**TASK**: From the first line of the data through the line containing "const textColor = '#595959'", return each line exactly.

**RECORDS SHOWN**:

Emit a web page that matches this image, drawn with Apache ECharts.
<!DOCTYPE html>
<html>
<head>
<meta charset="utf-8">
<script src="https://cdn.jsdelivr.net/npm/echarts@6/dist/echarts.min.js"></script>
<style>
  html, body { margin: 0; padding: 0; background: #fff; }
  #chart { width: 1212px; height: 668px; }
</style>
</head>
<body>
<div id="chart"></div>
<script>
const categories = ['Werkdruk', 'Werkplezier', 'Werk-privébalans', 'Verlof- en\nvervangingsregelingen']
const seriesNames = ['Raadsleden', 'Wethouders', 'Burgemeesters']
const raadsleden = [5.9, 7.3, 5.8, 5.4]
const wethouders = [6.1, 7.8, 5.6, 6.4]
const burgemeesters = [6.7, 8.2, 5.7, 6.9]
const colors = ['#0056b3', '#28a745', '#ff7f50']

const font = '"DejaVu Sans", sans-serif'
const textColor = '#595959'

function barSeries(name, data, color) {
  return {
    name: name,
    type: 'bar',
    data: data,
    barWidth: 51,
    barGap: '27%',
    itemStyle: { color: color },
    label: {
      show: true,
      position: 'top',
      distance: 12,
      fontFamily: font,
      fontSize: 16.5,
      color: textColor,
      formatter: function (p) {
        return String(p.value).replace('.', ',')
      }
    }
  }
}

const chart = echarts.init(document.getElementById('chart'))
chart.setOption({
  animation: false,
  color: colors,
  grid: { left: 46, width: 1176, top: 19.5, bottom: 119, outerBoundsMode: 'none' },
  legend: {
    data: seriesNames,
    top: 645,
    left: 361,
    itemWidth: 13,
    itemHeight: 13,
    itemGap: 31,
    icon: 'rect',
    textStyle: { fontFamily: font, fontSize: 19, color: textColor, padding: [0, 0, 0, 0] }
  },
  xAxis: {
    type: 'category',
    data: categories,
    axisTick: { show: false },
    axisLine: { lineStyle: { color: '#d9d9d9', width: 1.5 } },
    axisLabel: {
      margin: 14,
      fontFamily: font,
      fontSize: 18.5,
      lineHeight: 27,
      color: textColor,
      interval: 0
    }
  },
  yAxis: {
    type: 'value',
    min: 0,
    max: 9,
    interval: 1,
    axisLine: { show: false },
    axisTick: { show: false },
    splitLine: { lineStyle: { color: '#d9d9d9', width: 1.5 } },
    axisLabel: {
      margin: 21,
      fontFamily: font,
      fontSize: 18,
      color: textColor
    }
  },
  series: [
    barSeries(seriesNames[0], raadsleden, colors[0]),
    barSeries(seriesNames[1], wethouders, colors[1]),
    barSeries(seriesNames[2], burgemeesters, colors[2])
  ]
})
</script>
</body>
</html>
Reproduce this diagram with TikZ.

**ANSWER TO THIS TASK**:
Emit a web page that matches this image, drawn with Apache ECharts.
<!DOCTYPE html>
<html>
<head>
<meta charset="utf-8">
<script src="https://cdn.jsdelivr.net/npm/echarts@6/dist/echarts.min.js"></script>
<style>
  html, body { margin: 0; padding: 0; background: #fff; }
  #chart { width: 1212px; height: 668px; }
</style>
</head>
<body>
<div id="chart"></div>
<script>
const categories = ['Werkdruk', 'Werkplezier', 'Werk-privébalans', 'Verlof- en\nvervangingsregelingen']
const seriesNames = ['Raadsleden', 'Wethouders', 'Burgemeesters']
const raadsleden = [5.9, 7.3, 5.8, 5.4]
const wethouders = [6.1, 7.8, 5.6, 6.4]
const burgemeesters = [6.7, 8.2, 5.7, 6.9]
const colors = ['#0056b3', '#28a745', '#ff7f50']

const font = '"DejaVu Sans", sans-serif'
const textColor = '#595959'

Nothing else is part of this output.